I had a quick question, though I admit, I ask it for self-interested purposes since I want to know who to send a PM to:

By screen-name, who was involved in what part of the WotBS creation (design and production)?


----------



## Morrus (Jul 17, 2009)

Lots of people.

Rangerwickett is Ryan Nock.
Merchantsteve is Steve Muchow.
Marius Delphus is Eric Life-Putnam.
Piratecat is Kevin Kulp.
Klaus is Claudio Pozas.
Morrus is me.
And a crapload of writers, artists, etc.


----------



## merchantsteve (Jul 17, 2009)

Marius Delphus - Eric Life-Putnam: The Layout Guy. His stuff just keeps getting better and better.
Piratecat - Kevin Kulp: Editor. Keeps me in line as I adapt the adventures
Merchantsteve - Steve Muchow, the adapter of the original 3.5 version of WotBS to 4e.
Morrus - The gawd of EN Publishing.

The original designer is Ryan Nock (RangerWickett) - He is a lurker on the adaptation, but his brain is so wonderfully twisted and his adventures so nuanced that I spend a bit of time consulting with him.
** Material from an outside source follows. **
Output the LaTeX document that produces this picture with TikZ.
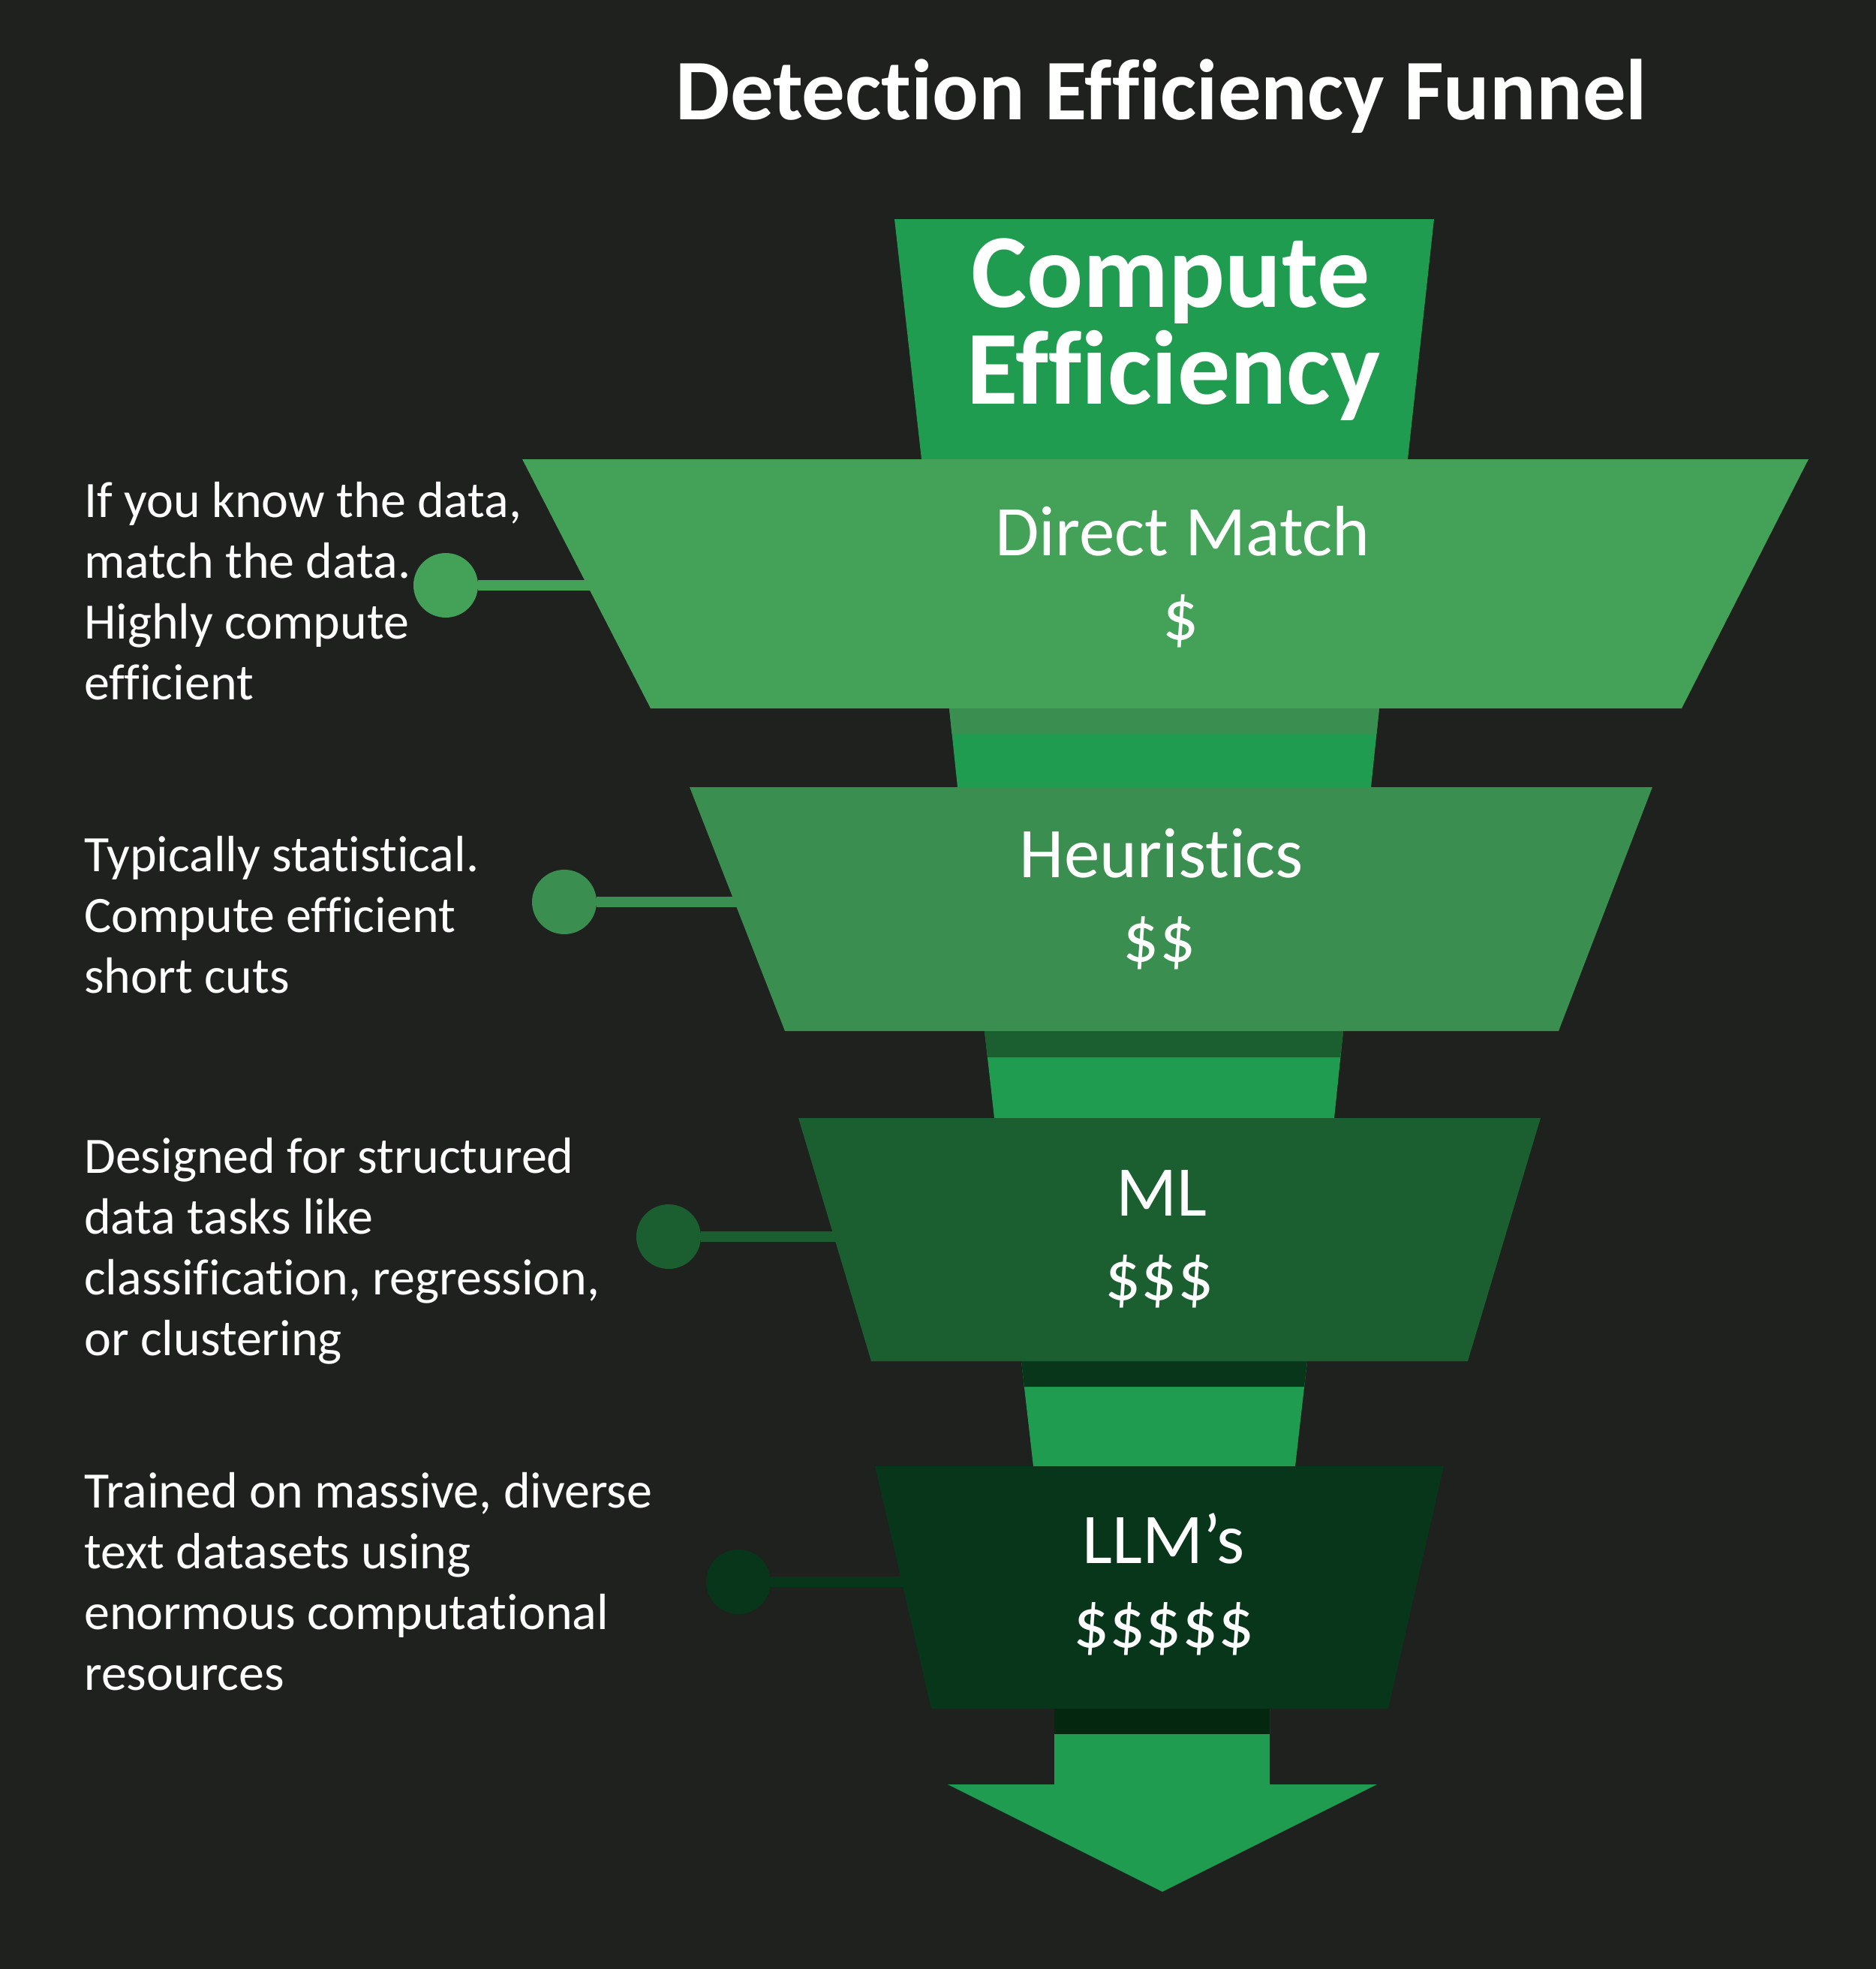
\documentclass[tikz,border=0pt]{standalone}
\usepackage{fontspec}
\setmainfont{Carlito}[Ligatures={NoCommon,NoRare,NoContextual}]
\definecolor{bg}{HTML}{1E211E}
\definecolor{bright}{HTML}{209C50}
\definecolor{bandA}{HTML}{44A258}
\definecolor{bandB}{HTML}{3A8E4F}
\definecolor{bandC}{HTML}{1B5E30}
\definecolor{bandD}{HTML}{08361A}
\definecolor{bandE}{HTML}{04280F}
\tikzset{
  desc/.style={anchor=base west, align=left, inner sep=0pt, text=white, font=\fontsize{68}{81}\selectfont},
  lbl/.style={anchor=base, inner sep=0pt, text=white, font=\fontsize{95}{112}\selectfont},
  dot/.style={circle, minimum size=86pt, inner sep=0pt},
  conn/.style={line width=14pt},
}
\begin{document}
\begin{tikzpicture}[x=1pt,y=-1pt]
\useasboundingbox (0,0) rectangle (2500,2624);
\fill[bg] (0,0) rectangle (2500,2624);

% title
\node[anchor=base, inner sep=0pt, text=white, font=\fontsize{115}{120}\bfseries\selectfont] (title) at (1548,159) {Detection Efficiency Funnel};

% top trapezoid
\fill[bright] (1192,292) -- (1911,292) -- (1876,612) -- (1228,612) -- cycle;
\node[anchor=base, inner sep=0pt, text=white, font=\fontsize{140}{129}\bfseries\selectfont] (ce1) at (1560,409) {Compute};
\node[anchor=base, inner sep=0pt, text=white, font=\fontsize{140}{129}\bfseries\selectfont] (ce2) at (1564,538) {Efficiency};

% connectors between bands
\fill[bright] (1265,944) -- (1838,944) -- (1827,1049) -- (1276,1049) -- cycle;
\fill[bandB] (1265,944) -- (1838,944) -- (1834.5,978) -- (1268.5,978) -- cycle;
\fill[bright] (1312,1374) -- (1790,1374) -- (1778,1490) -- (1325,1490) -- cycle;
\fill[bandC] (1312,1374) -- (1790,1374) -- (1786,1409) -- (1316,1409) -- cycle;
\fill[bright] (1361,1814) -- (1742,1814) -- (1726,1954) -- (1377,1954) -- cycle;
\fill[bandD] (1361,1814) -- (1742,1814) -- (1738,1848) -- (1365,1848) -- cycle;

% bottom arrow
\fill[bright] (1405,2277) -- (1692,2277) -- (1692,2378) -- (1835,2378) -- (1549,2521) -- (1263,2378) -- (1405,2378) -- cycle;
\fill[bandE] (1405,2277) rectangle (1692,2311);

% circles and leader lines
\node[dot, fill=bandA] (c1) at (594,780) {};
\node[dot, fill=bandB] (c2) at (752,1202) {};
\node[dot, fill=bandC] (c3) at (891,1648) {};
\node[dot, fill=bandD] (c4) at (984,2108) {};
\coordinate (e1) at (800,780);
\coordinate (e2) at (1000,1202);
\coordinate (e3) at (1130,1648);
\coordinate (e4) at (1220,2108);
\draw[conn, bandA] (c1) -- (e1);
\draw[conn, bandB] (c2) -- (e2);
\draw[conn, bandC] (c3) -- (e3);
\draw[conn, bandD] (c4) -- (e4);

% bands
\fill[bandA] (696,612) -- (2410,612) -- (2241,944) -- (867,944) -- cycle;
\fill[bandB] (919,1049) -- (2202,1049) -- (2077,1374) -- (1046,1374) -- cycle;
\fill[bandC] (1064,1490) -- (2053,1490) -- (1956,1814) -- (1161,1814) -- cycle;
\fill[bandD] (1166,1954) -- (1924,1954) -- (1850,2277) -- (1241,2277) -- cycle;

% band labels
\node[lbl] (l1) at (1576,740) {Direct Match};
\node[lbl] (p1) at (1574,852) {\$};
\node[lbl] (l2) at (1548,1169) {Heuristics};
\node[lbl] (p2) at (1545,1281) {\$\$};
\node[lbl] (l3) at (1548,1620) {ML};
\node[lbl] (p3) at (1545,1732) {\$\$\$};
\node[lbl] (l4) at (1551,2083) {LLM’s};
\node[lbl] (p4) at (1551,2195) {\$\$\$\$\$};

% descriptions (anchor = baseline of last line)
\node[desc] (d1) at (112,932) {If you know the data,\\match the data.\\Highly compute\\efficient};
\node[desc] (d2) at (112,1323) {Typically statistical.\\Compute efficient\\short cuts};
\node[desc] (d3) at (112,1806) {Designed for structured\\data tasks like\\classification, regression,\\or clustering};
\node[desc] (d4) at (112,2252) {Trained on massive, diverse\\text datasets using\\enormous computational\\resources};
\end{tikzpicture}
\end{document}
The biggest challenges in this new version are 3 levels of content per module, refitting big powers from 3.5 to the more limited 4.0, and the encounter format.

I can only hope that the spirit of the original is preserved while depth and new excitement is added to support the 30 levels. Think about it, the new edition adds 50% more content per module to support the extra level. That is a lot of new content that needs to fit within the grander themes.


----------